Resenhando.com - A arte pode ser libertadora - mas também pode ser domesticada. Como você evita que um projeto como este vire apenas “conteúdo pedagógico” e perca sua alma poética?
Fernanda Emediato - A arte pode - e deve - entrar nas escolas. Mas ela precisa chegar como experiência sensível, não apenas como tarefa ou prova. Para mim, o maior cuidado é esse: preservar a alma da obra. A poesia não é feita para ser decodificada como fórmula, mas para ser sentida, lida em voz alta, desenhada, reinventada. "As Pipas de Portinari" foi pensada para dialogar com o universo escolar, sim - mas como uma ponte, não como uma cartilha. Sou totalmente a favor de que a literatura esteja nas escolas - desde que respeite a infância, a subjetividade e o tempo de cada leitor. A arte não deve ser domesticada, nem usada como um “treinamento para o Enem”. Ela precisa provocar, encantar, abrir perguntas. Acredito, sim, que uma obra pode ser usada pedagogicamente sem perder a força poética - desde que o educador esteja comprometido com isso. Por isso, insisto tanto em produzir também materiais de apoio com sensibilidade, como os cadernos de mediação, os audiolivros acessíveis, as videoaulas criativas.


Resenhando.com - Se você tivesse que resumir o livro em um bilhete que voasse preso na rabiola de uma pipa, o que escreveria para os leitores do futuro?

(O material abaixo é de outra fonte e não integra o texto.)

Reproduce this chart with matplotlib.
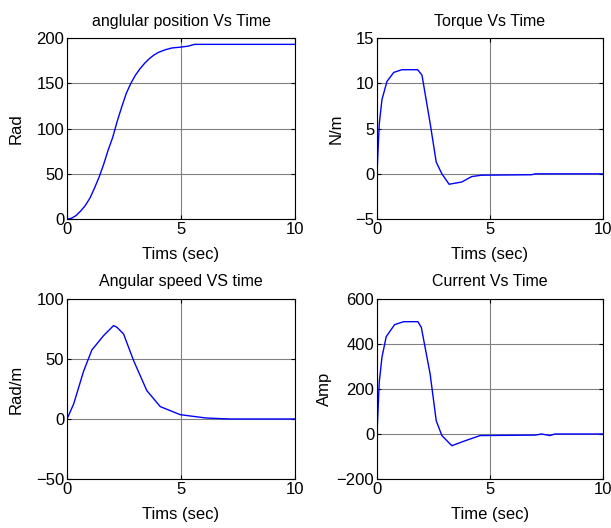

Fernanda Emediato - Se eu tivesse que resumir o livro em um bilhete preso na rabiola de uma pipa, eu escreveria: “Nem toda linha aprisiona. Algumas ensinam a voar”. E, logo abaixo: “Saiam das telas, entrem nos livros”. Porque "As Pipas de Portinari" é exatamente isso: um convite ao voo. Um chamado para que as crianças e os leitores do futuro não se esqueçam do corpo, do vento, da arte, da palavra. Que saibam que há outros caminhos - mais lentos, mais belos, mais vivos - do que os oferecidos pelas telas.